Multiple other events show his tactic of distraction throughout his term as president, such as his strategically timed rallies, holding one right after Michael Flynn’s resignation. Another egregious example is Trump’s torrent of tweets accusing former President Barack Obama of wiretapping Trump Tower, just as Attorney General Jeff Sessions was thought to have committed perjury during his Senate confirmation hearing. Unsurprisingly, after Sessions had been confirmed, Trump seemed to completely forget about the wiretapping issue.

Probably Trump’s most horrifying attempt at distracting from his own administration’s shortcomings were his nuclear threats at North Korea over Twitter.

“This is a trick out of Vladimir Putin’s book, which is to always whip up an international conflict or to whip up a domestic conflict, to distract everybody from what’s going on internationally,” Charles Hecker, an analyst at Control Risks, said. “It never hurts to whip up a good international conflict when you’re facing some problems at home. We’ve forgotten the Russia investigation for the past few days.”

The most recent of all these social media attacks from Trump have been his stabs at members of NFL teams who have been kneeling during the National Anthem. By attracting the media to these stories, he takes up the space in the news with his baffling statements rather than real issues, such as his failure to properly address the dire post-hurricane conditions in Puerto Rico, or the fact that a GOP-controlled Senate has been once again unable to pass an alternative to the Affordable Care Act (ACA). On a previous failed attempt at repealing the ACA, Trump banned transgender people from the Army in what seemed to be an- offhand tweet.

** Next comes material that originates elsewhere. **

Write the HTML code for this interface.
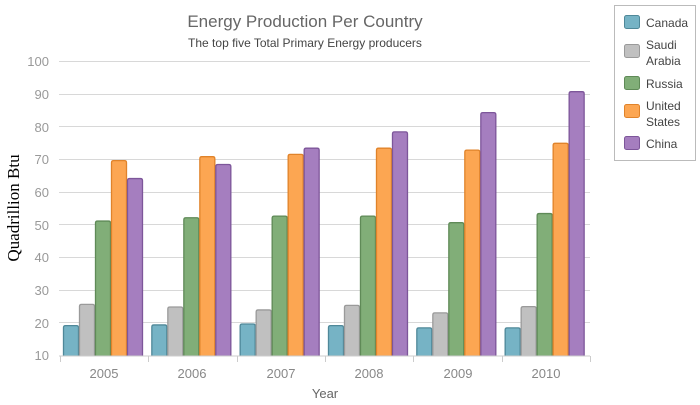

Trump’s attempts at furthering his agenda have been eased by these distractions he’s provided, with the public eye being off of his actual actions. The issue with that, however, is that not only does the public deserve to be informed about the actions of their president, but that Trump’s bold mistruths and statements are often dangerous. His threats aimed at an unstable North Korean leadership could easily backfire, and barring transgender people from the Army is a flagrant abuse of LGBT rights.

“He’s like catnip to the traditional broadcast media,” Paul Levinson, a professor of media studies at Fordham University, said. “When Trump says something like [his statement on NFL players kneeling], they probably realize that it makes things worse [by focusing on it], but they can’t help themselves. It’s still shocking.”

By reporting Trump’s every quip, many media sources have actually enabled Trump’s distraction techniques.

By either failing to recognize his smoke and mirrors or not caring enough to ignore them for the sake of ratings, media sources that report on his statements are assisting Trump in his attempts to dismantle this nation.